> **WHAT TO DO**
From the entries below, print exactly the span beginning with the line holding "Recreate this image" and ending with the line holding "w ramach prac", endpoints included, and skip any pictures.

> **SOURCE RECORDS**
------------------------------

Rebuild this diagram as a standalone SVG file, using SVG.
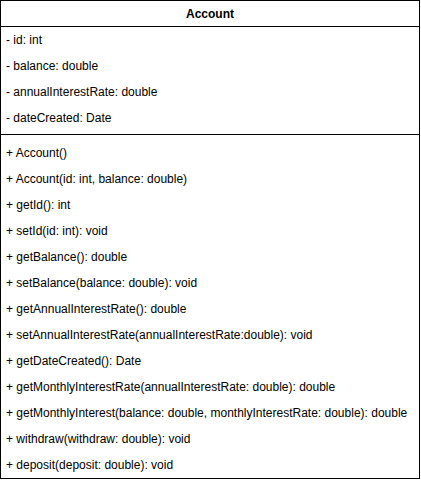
<svg xmlns="http://www.w3.org/2000/svg" width="421" height="480" viewBox="0 0 421 480">
<style>
.box{fill:#fff;stroke:#000;stroke-width:1}
.sep{stroke:#000;stroke-width:1}
text{font-family:"Liberation Sans",Arial,Helvetica,sans-serif;font-size:12px;fill:#000}
.title{font-weight:bold;font-size:12px;text-anchor:middle}
</style>
<rect width="421" height="480" fill="#fff"/>
<g id="Account">
<rect class="box" x="0.5" y="0.5" width="419" height="478"/>
<line class="sep" x1="0.5" y1="26.5" x2="419.5" y2="26.5"/>
<line class="sep" x1="0.5" y1="134.5" x2="419.5" y2="134.5"/>
<text class="title" x="210" y="18">Account</text>
<text x="6" y="44">- id: int</text>
<text x="6" y="70">- balance: double</text>
<text x="6" y="96">- annualInterestRate: double</text>
<text x="6" y="122">- dateCreated: Date</text>
<text x="6" y="157">+ Account()</text>
<text x="6" y="183">+ Account(id: int, balance: double)</text>
<text x="6" y="209">+ getId(): int</text>
<text x="6" y="235">+ setId(id: int): void</text>
<text x="6" y="261">+ getBalance(): double</text>
<text x="6" y="287">+ setBalance(balance: double): void</text>
<text x="6" y="313">+ getAnnualInterestRate(): double</text>
<text x="6" y="339">+ setAnnualInterestRate(annualInterestRate:double): void</text>
<text x="6" y="365">+ getDateCreated(): Date</text>
<text x="6" y="391">+ getMonthlyInterestRate(annualInterestRate: double): double</text>
<text x="6" y="417">+ getMonthlyInterest(balance: double, monthlyInterestRate: double): double</text>
<text x="6" y="443">+ withdraw(withdraw: double): void</text>
<text x="6" y="469">+ deposit(deposit: double): void</text>
</g>
<g id="connectors"></g>
</svg>
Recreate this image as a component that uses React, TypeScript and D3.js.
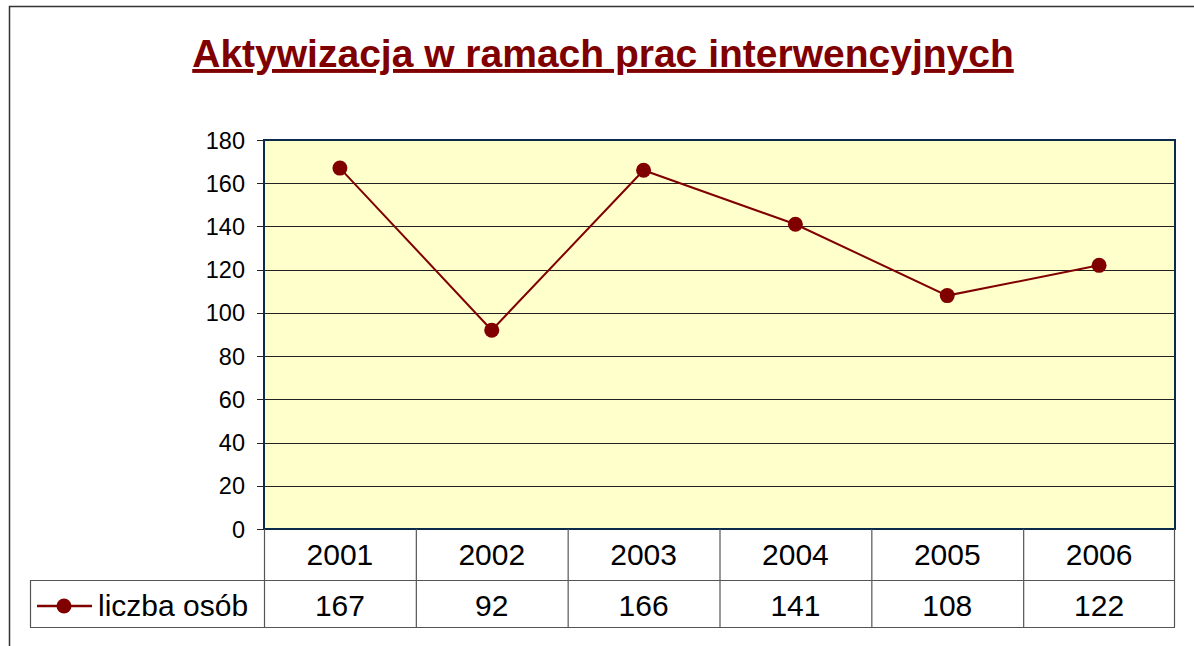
import React from "react";
import * as d3 from "d3";

const years = ["2001", "2002", "2003", "2004", "2005", "2006"];
const values = [167, 92, 166, 141, 108, 122];
const yTicks = [0, 20, 40, 60, 80, 100, 120, 140, 160, 180];
const seriesName = "liczba osób";
const title = "Aktywizacja w ramach prac interwencyjnych";

const W = 1194, H = 646;
const plot = { left: 264, right: 1175, top: 140, bottom: 529 };
const tableRow1 = 580, tableBottom = 627, legendLeft = 30;
const RED = "#800000";
const FONT = "Arial, 'Liberation Sans', sans-serif";

export default function App() {
  const x = d3.scaleBand<string>().domain(years).range([plot.left, plot.right]);
  const y = d3.scaleLinear().domain([0, 180]).range([plot.bottom, plot.top]);
  const line = d3.line<number>()
    .x((_, i) => (x(years[i]) as number) + x.bandwidth() / 2)
    .y((d) => y(d));

  return (
    <svg width={W} height={H} style={{ position: "absolute", left: 0, top: 0 }} fontFamily={FONT}>
      <rect x={0} y={0} width={W} height={H} fill="#fff" />
      <rect x={9.5} y={6.5} width={1200} height={660} fill="none" stroke="#333" strokeWidth={1.5} />
      <text x={603} y={67} textAnchor="middle" fontSize={39} fontWeight="bold" fill={RED}
        textDecoration="underline">{title}</text>
      <rect x={plot.left} y={plot.top} width={plot.right - plot.left} height={plot.bottom - plot.top}
        fill="#ffffcc" />
      {yTicks.map((t) => (
        <g key={t}>
          {t > 0 && t < 180 && (
            <line x1={plot.left} x2={plot.right} y1={Math.round(y(t)) + 0.5} y2={Math.round(y(t)) + 0.5}
              stroke="#222" strokeWidth={1} />
          )}
          <line x1={plot.left - 7} x2={plot.left} y1={Math.round(y(t)) + 0.5} y2={Math.round(y(t)) + 0.5}
            stroke="#222" strokeWidth={1} />
          <text x={245} y={y(t) + 8.5} textAnchor="end" fontSize={23.5} fill="#000">{t}</text>
        </g>
      ))}
      <rect x={plot.left} y={plot.top} width={plot.right - plot.left} height={plot.bottom - plot.top}
        fill="none" stroke="#0b2a4c" strokeWidth={2} />
      <path d={line(values) || ""} fill="none" stroke={RED} strokeWidth={2} />
      {values.map((v, i) => (
        <circle key={i} cx={(x(years[i]) as number) + x.bandwidth() / 2} cy={y(v)} r={7.5} fill={RED} />
      ))}
      {/* data table */}
      <g stroke="#555" strokeWidth={1.2}>
        {years.map((yr) => (
          <line key={yr} x1={(x(yr) as number) + 0.5} x2={(x(yr) as number) + 0.5} y1={plot.bottom} y2={tableBottom} />
        ))}
        <line x1={plot.right - 0.5} x2={plot.right - 0.5} y1={plot.bottom} y2={tableBottom} />
        <line x1={legendLeft} x2={plot.right} y1={tableRow1 + 0.5} y2={tableRow1 + 0.5} />
        <line x1={legendLeft} x2={plot.right} y1={tableBottom + 0.5} y2={tableBottom + 0.5} />
        <line x1={legendLeft + 0.5} x2={legendLeft + 0.5} y1={tableRow1} y2={tableBottom} />
      </g>
      {years.map((yr, i) => (
        <g key={yr}>
          <text x={(x(yr) as number) + x.bandwidth() / 2} y={565} textAnchor="middle" fontSize={30} fill="#000">{yr}</text>
          <text x={(x(yr) as number) + x.bandwidth() / 2} y={616} textAnchor="middle" fontSize={30} fill="#000">{values[i]}</text>
        </g>
      ))}
      <line x1={37} x2={92} y1={606} y2={606} stroke={RED} strokeWidth={2.5} />
      <circle cx={64} cy={606} r={7.5} fill={RED} />
      <text x={98} y={616} fontSize={30} fill="#000">{seriesName}</text>
    </svg>
  );
}
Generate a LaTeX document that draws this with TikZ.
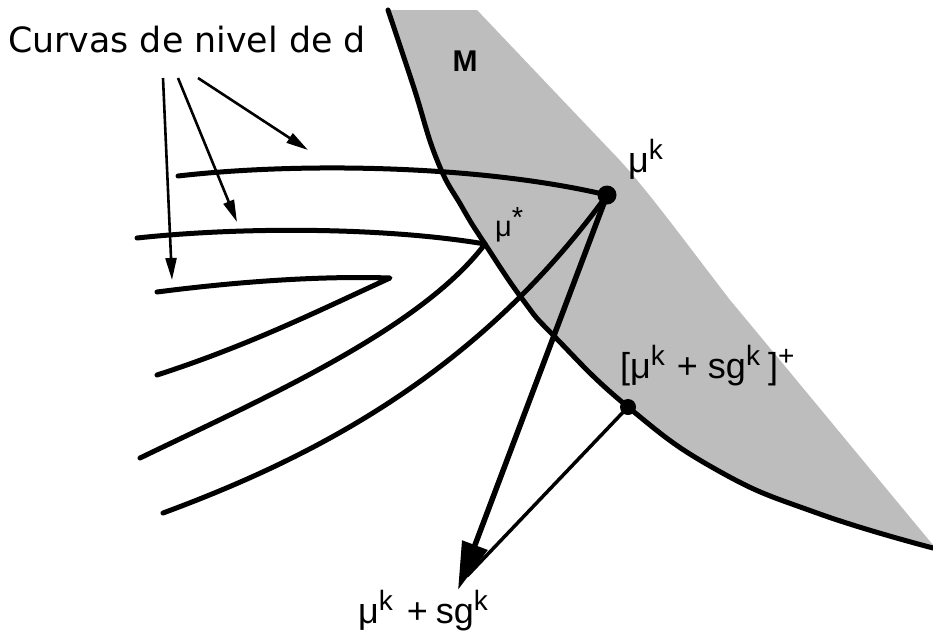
\documentclass[tikz,border=0pt]{standalone}
\usepackage{fontspec}
\setmainfont{Liberation Sans}
\newfontfamily\djv{DejaVu Sans}
\usetikzlibrary{arrows.meta}
\definecolor{shadeM}{gray}{0.74}
\newcommand\myup[1]{\raisebox{0.36em}{\fontsize{28}{28}\selectfont #1}}
\begin{document}
\begin{tikzpicture}[x=1pt,y=-1pt,
  level/.style={line width=5pt,line cap=round,line join=round},
  bound/.style={line width=5pt,line cap=round},
  pointer/.style={line width=2.6pt,-{Triangle[length=22pt,width=11pt]}},
  bigarrow/.style={line width=5.5pt,-{Triangle[length=48pt,width=26pt]}},
  thinline/.style={line width=3.5pt,line cap=round},
  dotnode/.style={circle,fill=black,inner sep=0pt,minimum size=#1},
  lab/.style={inner sep=0pt,font=\fontsize{36}{36}\selectfont}]
\useasboundingbox (0,0) rectangle (933,635);
% shaded region M
\fill[shadeM] plot[smooth,tension=0.8] coordinates {(388,10) (413,85) (437,160) (462,207) (485,244) (523,300) (555,337) (628,407) (717,470) (817,513) (933,548)}
  -- (933,545) .. controls (850,445) and (780,360) .. (730,300) .. controls (680,235) and (640,180) .. (610,150) -- (477,10) -- cycle;
% boundary of M
\draw[bound] plot[smooth,tension=0.8] coordinates {(388,10) (413,85) (437,160) (462,207) (485,244) (523,300) (555,337) (628,407) (717,470) (817,513) (933,548)};
% named points
\coordinate (ms) at (485,244);
\coordinate (tip) at (458,590);
\coordinate (thinend) at (467,576);
\coordinate (mkc) at (607,195);
\coordinate (projc) at (628,407);
% level curves
\draw[level] (178,176) .. controls (300,162) and (480,165) .. (mkc);
\draw[level] (163,513) .. controls (320,455) and (480,370) .. (mkc);
\draw[level] (137,238) .. controls (250,226) and (390,228) .. (ms);
\draw[level] (140,458) .. controls (260,400) and (420,330) .. (ms);
\draw[level] (157,292) .. controls (250,280) and (330,276) .. (390,278)
             .. controls (320,310) and (250,345) .. (157,375);
% arrows
\draw[thinline] (projc) -- (thinend);
\draw[bigarrow] (mkc) -- (tip);
% dots
\node[dotnode=19pt] (mk) at (mkc) {};
\node[dotnode=16pt] (proj) at (projc) {};
% title and pointers
\node[anchor=base west,inner sep=0pt,font=\djv\fontsize{34.8}{40}\selectfont] (title) at (8,52) {Curvas de nivel de d};
\coordinate (s1) at (163,78);
\coordinate (s2) at (178,78);
\coordinate (s3) at (198,78);
\coordinate (e1) at (172,280);
\coordinate (e2) at (237,222);
\coordinate (e3) at (308,150);
\draw[pointer] (s1) -- (e1);
\draw[pointer] (s2) -- (e2);
\draw[pointer] (s3) -- (e3);
% labels
\node[inner sep=0pt,font=\bfseries\fontsize{30}{30}\selectfont] (lM) at (465,61) {M};
\node[lab,anchor=base west] (lmk) at (628,172) {μ\myup{k}};
\node[lab,anchor=base west,font=\fontsize{29}{29}\selectfont] (lms) at (495,236) {μ\raisebox{0.3em}{*}};
\node[lab,anchor=base west] (lproj) at (620,378) {[μ\myup{k}\hspace{12pt}+\hspace{10pt}sg\myup{k}\hspace{8pt}]\myup{+}};
\node[lab,anchor=base west] (lsum) at (358,623) {μ\myup{k}\hspace{14pt}+\hspace{8pt}sg\myup{k}};
\end{tikzpicture}
\end{document}
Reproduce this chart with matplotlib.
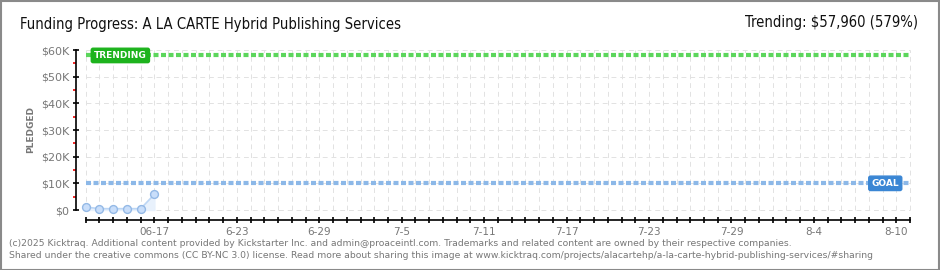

------------------------------

> **SOLUTION TO THIS PROBLEM**
Recreate this image as a component that uses React, TypeScript and D3.js.
import React from "react";
import * as d3 from "d3";

const years = ["2001", "2002", "2003", "2004", "2005", "2006"];
const values = [167, 92, 166, 141, 108, 122];
const yTicks = [0, 20, 40, 60, 80, 100, 120, 140, 160, 180];
const seriesName = "liczba osób";
const title = "Aktywizacja w ramach prac interwencyjnych";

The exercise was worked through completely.